Forever… Chosen… Loved. So where did that come from? Forever, we have decided to adopt a precious little girl and be a forever family. Loved, she is already and will be loved, forever. Chosen, are you thinking that we chose her? Well in a way we did, but the even bigger miracle is that God chose us, The Altman family, to be her family. Choosing her was easy, but understanding that God chose us to be her forever family is humbling, exciting, and miraculous.
Before I had our third child I had that lingering feeling of deeply wanting another child. When I heard a baby cry, my heart ached for another baby of my own. When I held a baby, I would smell their sweet little head and think of having another baby. God in his grace allowed our family to have that baby, and in April of 2002, Abigail Beth Altman was born and she fulfilled those longings in my heart. Since the birth of Abby I have been content with the size of our family. I can enjoy baby’s that are not mine without feeling sad and wanting another one of my own, like I did before our third child.
When Katie returned home from her trip to China this past summer she and I went to breakfast and looked through all of the pictures she had taken. Then it happened again, just a little bit differently. I saw a picture of a little girl. I didn’t long for another baby, my heart longed for this little girl. To hold her, hug her, kiss her and tell her that I loved her. But how? I knew we did not have the money for adoption, especially an international adoption. All I could think about was how I wanted this little girl to have a family, even if it wasn’t mine. I wanted her to have the love of a mommy and a daddy.
Over the next couple of months God continued to work in our heart as we continued to pray for a family to adopt this little girl. Well God answered our prayers and He chose us. This just amazes me!

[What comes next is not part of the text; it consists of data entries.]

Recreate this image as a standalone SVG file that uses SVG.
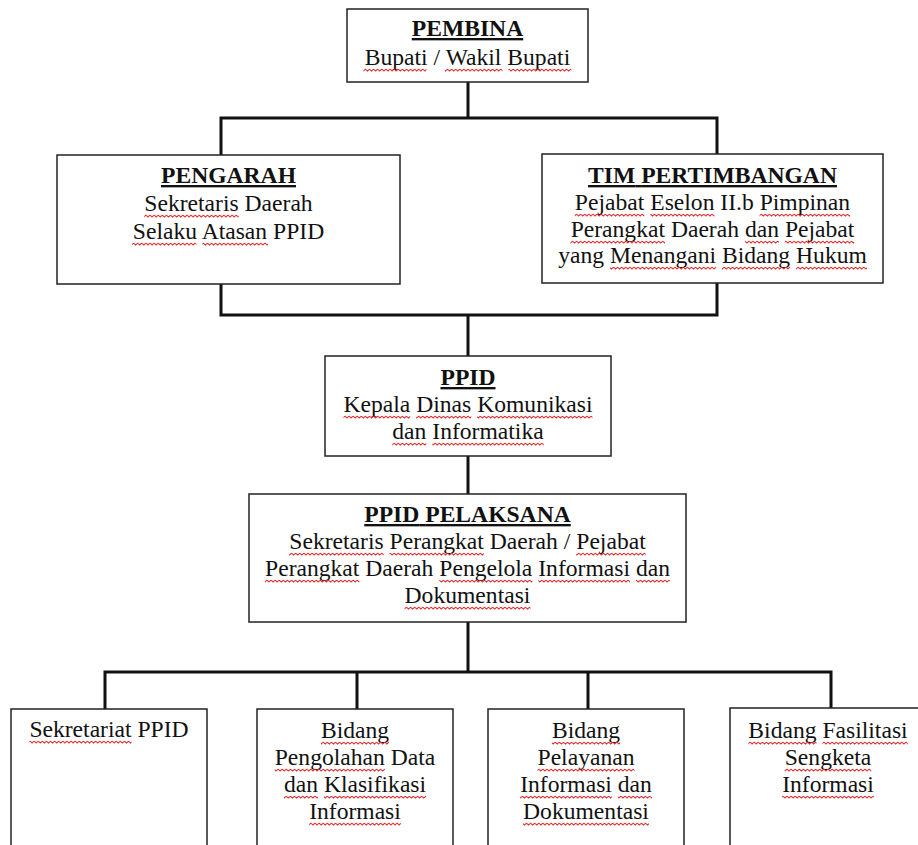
<svg xmlns="http://www.w3.org/2000/svg" width="918" height="845" viewBox="0 0 918 845">
<style>
.box{fill:#fff;stroke:#222;stroke-width:1.5}
.conn{fill:none;stroke:#111;stroke-width:3;stroke-linejoin:miter;stroke-linecap:square}
text{font-family:"Liberation Serif","Times New Roman",serif;font-size:23.6px;fill:#111;text-anchor:middle}
.h{font-weight:bold;text-decoration:underline}
.sq{fill:url(#wavy)}
</style>
<defs>
<pattern id="wavy" width="4" height="4" patternUnits="userSpaceOnUse">
<path d="M0,1 L2,3 L4,1" fill="none" stroke="#e02424" stroke-width="1"/>
</pattern>
</defs>
<rect width="918" height="845" fill="#fff"/>
<g id="connectors">
<path class="conn" d="M468,82 V118 M221,118 H717 M221,118 V155 M717,118 V154"/>
<path class="conn" d="M221,284 V315 H717 V283 M468,315 V356"/>
<path class="conn" d="M468,456 V494"/>
<path class="conn" d="M468,622 V672 M105,672 H831 M105,672 V709 M357,672 V709 M588,672 V709 M831,672 V709"/>
</g>
<g id="pembina">
<rect class="box" x="347" y="9" width="241" height="73"/>
<text x="467.5" y="36" class="h">PEMBINA</text>
<text x="467.5" y="65"><tspan>Bupati</tspan> <tspan>/</tspan> <tspan>Wakil</tspan> <tspan>Bupati</tspan></text>
<g transform="translate(467.5,68) scale(1.026,1) translate(-467.5,0)" class="sq"><rect x="366.2" width="61.3" height="4"/><rect x="445.4" width="56.2" height="4"/><rect x="507.4" width="61.3" height="4"/></g>
</g>
<g id="pengarah">
<rect class="box" x="57" y="155" width="343" height="129"/>
<text x="228.5" y="183" class="h">PENGARAH</text>
<text x="228.5" y="211"><tspan>Sekretaris</tspan> <tspan>Daerah</tspan></text>
<text x="228.5" y="239"><tspan>Selaku</tspan> <tspan>Atasan</tspan> <tspan>PPID</tspan></text>
<g transform="translate(228.5,214) scale(1.026,1) translate(-228.5,0)" class="sq"><rect x="146.4" width="92" height="4"/></g>
<g transform="translate(228.5,242) scale(1.026,1) translate(-228.5,0)" class="sq"><rect x="134.6" width="62.6" height="4"/><rect x="203" width="63.9" height="4"/></g>
</g>
<g id="tim-pertimbangan">
<rect class="box" x="542" y="154" width="341" height="129"/>
<text x="712.5" y="183" class="h"><tspan>TIM</tspan> <tspan>PERTIMBANGAN</tspan></text>
<text x="712.5" y="210"><tspan>Pejabat</tspan> <tspan>Eselon</tspan> <tspan>II.b</tspan> <tspan>Pimpinan</tspan></text>
<text x="712.5" y="237"><tspan>Perangkat</tspan> <tspan>Daerah</tspan> <tspan>dan</tspan> <tspan>Pejabat</tspan></text>
<text x="712.5" y="263"><tspan>yang</tspan> <tspan>Menangani</tspan> <tspan>Bidang</tspan> <tspan>Hukum</tspan></text>
<g transform="translate(712.5,213) scale(1.026,1) translate(-712.5,0)" class="sq"><rect x="578.3" width="67.7" height="4"/><rect x="651.8" width="62.6" height="4"/><rect x="758.4" width="88.2" height="4"/></g>
<g transform="translate(712.5,240) scale(1.026,1) translate(-712.5,0)" class="sq"><rect x="574.2" width="92" height="4"/><rect x="744.1" width="33.2" height="4"/><rect x="783" width="67.7" height="4"/></g>
<g transform="translate(712.5,266) scale(1.026,1) translate(-712.5,0)" class="sq"><rect x="612.6" width="103.5" height="4"/><rect x="721.8" width="66.4" height="4"/><rect x="794" width="69" height="4"/></g>
</g>
<g id="ppid">
<rect class="box" x="325" y="356" width="286" height="100"/>
<text x="468" y="385" class="h">PPID</text>
<text x="468" y="412"><tspan>Kepala</tspan> <tspan>Dinas</tspan> <tspan>Komunikasi</tspan></text>
<text x="468" y="439"><tspan>dan</tspan> <tspan>Informatika</tspan></text>
<g transform="translate(468,415) scale(1.026,1) translate(-468,0)" class="sq"><rect x="346.6" width="65.1" height="4"/><rect x="417.5" width="53.7" height="4"/><rect x="476.9" width="112.4" height="4"/></g>
<g transform="translate(468,442) scale(1.026,1) translate(-468,0)" class="sq"><rect x="394.2" width="33.2" height="4"/><rect x="433.2" width="108.6" height="4"/></g>
</g>
<g id="ppid-pelaksana">
<rect class="box" x="249" y="494" width="437" height="128"/>
<text x="467.5" y="522" class="h"><tspan>PPID</tspan> <tspan>PELAKSANA</tspan></text>
<text x="467.5" y="549"><tspan>Sekretaris</tspan> <tspan>Perangkat</tspan> <tspan>Daerah</tspan> <tspan>/</tspan> <tspan>Pejabat</tspan></text>
<text x="467.5" y="576"><tspan>Perangkat</tspan> <tspan>Daerah</tspan> <tspan>Pengelola</tspan> <tspan>Informasi</tspan> <tspan>dan</tspan></text>
<text x="467.5" y="603">Dokumentasi</text>
<g transform="translate(467.5,552) scale(1.026,1) translate(-467.5,0)" class="sq"><rect x="293.8" width="92" height="4"/><rect x="391.5" width="92" height="4"/><rect x="573.5" width="67.7" height="4"/></g>
<g transform="translate(467.5,579) scale(1.026,1) translate(-467.5,0)" class="sq"><rect x="270.1" width="92" height="4"/><rect x="440" width="90.7" height="4"/><rect x="536.4" width="89.4" height="4"/><rect x="631.6" width="33.2" height="4"/></g>
<g transform="translate(467.5,606) scale(1.026,1) translate(-467.5,0)" class="sq"><rect x="406.2" width="122.7" height="4"/></g>
</g>
<g id="sekretariat">
<rect class="box" x="11" y="709" width="196" height="150"/>
<text x="109" y="737"><tspan>Sekretariat</tspan> <tspan>PPID</tspan></text>
<g transform="translate(109,740) scale(1.026,1) translate(-109,0)" class="sq"><rect x="31.4" width="99.6" height="4"/></g>
</g>
<g id="bidang-pengolahan">
<rect class="box" x="257" y="709" width="196" height="150"/>
<text x="355" y="738">Bidang</text>
<text x="355" y="765"><tspan>Pengolahan</tspan> <tspan>Data</tspan></text>
<text x="355" y="792"><tspan>dan</tspan> <tspan>Klasifikasi</tspan></text>
<text x="355" y="819">Informasi</text>
<g transform="translate(355,741) scale(1.026,1) translate(-355,0)" class="sq"><rect x="321.8" width="66.4" height="4"/></g>
<g transform="translate(355,768) scale(1.026,1) translate(-355,0)" class="sq"><rect x="276.8" width="107.3" height="4"/></g>
<g transform="translate(355,795) scale(1.026,1) translate(-355,0)" class="sq"><rect x="285.7" width="33.2" height="4"/><rect x="324.7" width="99.7" height="4"/></g>
<g transform="translate(355,822) scale(1.026,1) translate(-355,0)" class="sq"><rect x="310.3" width="89.4" height="4"/></g>
</g>
<g id="bidang-pelayanan">
<rect class="box" x="488" y="709" width="196" height="150"/>
<text x="586" y="738">Bidang</text>
<text x="586" y="765">Pelayanan</text>
<text x="586" y="792"><tspan>Informasi</tspan> <tspan>dan</tspan></text>
<text x="586" y="819">Dokumentasi</text>
<g transform="translate(586,741) scale(1.026,1) translate(-586,0)" class="sq"><rect x="552.8" width="66.4" height="4"/></g>
<g transform="translate(586,768) scale(1.026,1) translate(-586,0)" class="sq"><rect x="538.7" width="94.5" height="4"/></g>
<g transform="translate(586,795) scale(1.026,1) translate(-586,0)" class="sq"><rect x="521.8" width="89.4" height="4"/><rect x="617" width="33.2" height="4"/></g>
<g transform="translate(586,822) scale(1.026,1) translate(-586,0)" class="sq"><rect x="524.7" width="122.7" height="4"/></g>
</g>
<g id="bidang-fasilitasi">
<rect class="box" x="730" y="708" width="196" height="150"/>
<text x="828" y="738"><tspan>Bidang</tspan> <tspan>Fasilitasi</tspan></text>
<text x="828" y="765">Sengketa</text>
<text x="828" y="792">Informasi</text>
<g transform="translate(828,741) scale(1.026,1) translate(-828,0)" class="sq"><rect x="750.4" width="66.4" height="4"/><rect x="822.6" width="83.1" height="4"/></g>
<g transform="translate(828,768) scale(1.026,1) translate(-828,0)" class="sq"><rect x="785.8" width="84.3" height="4"/></g>
<g transform="translate(828,795) scale(1.026,1) translate(-828,0)" class="sq"><rect x="783.3" width="89.4" height="4"/></g>
</g>
</svg>
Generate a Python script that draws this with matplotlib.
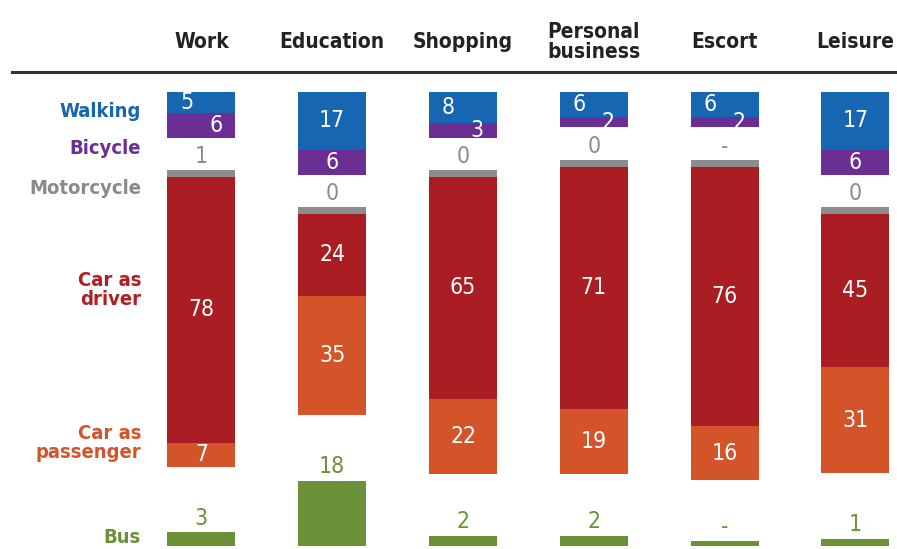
import matplotlib
matplotlib.use("Agg")
import matplotlib.pyplot as plt
import matplotlib.transforms as mtransforms
from matplotlib.lines import Line2D
import numpy as np

# trip purpose -> mode share (%), None means "-"
purposes = ["Work", "Education", "Shopping", "Personal\nbusiness", "Escort", "Leisure"]
walking = [5, 17, 8, 6, 6, 17]
bicycle = [6, 6, 3, 2, 2, 6]
motorcycle = [1, 0, 0, 0, None, 0]
car_driver = [78, 24, 65, 71, 76, 45]
car_passenger = [7, 35, 22, 19, 16, 31]
bus = [3, 18, 2, 2, None, 1]

modes = ["Walking", "Bicycle", "Motorcycle", "Car as\ndriver", "Car as\npassenger", "Bus"]

c_walk = "#1766b2"
c_bike = "#6b2f94"
c_moto = "#8c8c8c"
c_drv = "#a91d23"
c_pas = "#d4542a"
c_bus = "#6b9139"

plt.rcParams['font.family'] = ['DejaVu Sans']
plt.rcParams['font.stretch'] = 'condensed'

W, H = 897, 549
fig = plt.figure(figsize=(W / 100, H / 100), dpi=100)

# axes: y in % units, 0 at top of the stacks, downward
k = 3.41                     # px per unit
top_px = 92
ax_top_px, ax_left_px = 72, 136
ax = fig.add_axes([ax_left_px / W, 0, 1 - ax_left_px / W, 1 - ax_top_px / H])
step = 130.8
x_right = -0.5 + (W - ax_left_px) / step
ax.set_xlim(-0.5, x_right)
y_min = (ax_top_px - top_px) / k
y_max = (H - top_px) / k
ax.set_ylim(y_max, y_min)
ax.axis("off")

x = np.arange(len(purposes))
bw = 0.52
gap = 9.5
bus_base = (546 - top_px) / k
moto_h = 2.0
fs = 16.5

def disp(v, extra, empty):
    return empty if v is None else v + extra

for i in range(len(purposes)):
    xi = x[i]
    hw = walking[i] + (1.2 if walking[i] < 12 else 0)
    hb = bicycle[i] + 1.2
    ax.bar(xi, hw, bw, bottom=0, color=c_walk)
    ax.bar(xi, hb, bw, bottom=hw, color=c_bike)
    small = walking[i] < 12
    dx = 0.11 if small else 0
    ax.text(xi - dx, hw / 2, str(walking[i]), color="white", ha="center", va="center", fontsize=fs)
    ax.text(xi + dx, hw + hb / 2, str(bicycle[i]), color="white", ha="center", va="center", fontsize=fs)

    ym = hw + hb + gap
    ax.bar(xi, moto_h, bw, bottom=ym, color=c_moto)
    lbl = "-" if motorcycle[i] is None else str(motorcycle[i])
    ax.text(xi, ym - 0.5, lbl, color=c_moto, ha="center", va="bottom", fontsize=fs)

    yd = ym + moto_h
    ax.bar(xi, car_driver[i], bw, bottom=yd, color=c_drv)
    ax.text(xi, yd + car_driver[i] / 2, str(car_driver[i]), color="white", ha="center", va="center", fontsize=fs)
    yp = yd + car_driver[i]
    ax.bar(xi, car_passenger[i], bw, bottom=yp, color=c_pas)
    ax.text(xi, yp + car_passenger[i] / 2, str(car_passenger[i]), color="white", ha="center", va="center", fontsize=fs)

    hbus = disp(bus[i], 1.0, 1.5)
    ax.bar(xi, -hbus, bw, bottom=bus_base, color=c_bus)
    lbl = "-" if bus[i] is None else str(bus[i])
    ax.text(xi, bus_base - hbus - 0.8, lbl, color=c_bus, ha="center", va="bottom", fontsize=fs)

# column headers
hdr = mtransforms.blended_transform_factory(ax.transData, fig.transFigure)
for i, p in enumerate(purposes):
    ax.text(x[i], 1 - 42 / H, p, transform=hdr, ha="center", va="center",
            fontsize=15, fontweight="bold", color="#222222", linespacing=1.0)
fig.add_artist(Line2D([12 / W, 1], [1 - 72 / H] * 2, color="#333333", lw=2.2))

# row labels on the left
lab = mtransforms.blended_transform_factory(fig.transFigure, ax.transData)
lab_y = [(111 - top_px) / k, (148 - top_px) / k, (188 - top_px) / k,
         (290 - top_px) / k, (443 - top_px) / k, (537 - top_px) / k]
lab_c = [c_walk, c_bike, "#8a8a8a", "#b01e24", c_pas, c_bus]
for m, yy, cc in zip(modes, lab_y, lab_c):
    ax.text(141 / W, yy, m, transform=lab, ha="right", va="center", fontsize=14.5,
            fontweight="bold", color=cc, linespacing=1.05)

fig.savefig("out.png", dpi=100)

I know there are other families out there in better a better place financially and maybe even a little younger, but that didn’t matter. God chose US! God has gone before us every step of the way, reminding us that He did in fact choose us.
We have a large part of our paperwork done and we will have our first visit for our home study next week. Pray for us, please. Pray that we will be able to get everything done as quickly as possible, so that we can bring our little girl home.
So, Forever… Chosen… Loved. God chose us to love you forever, precious little one.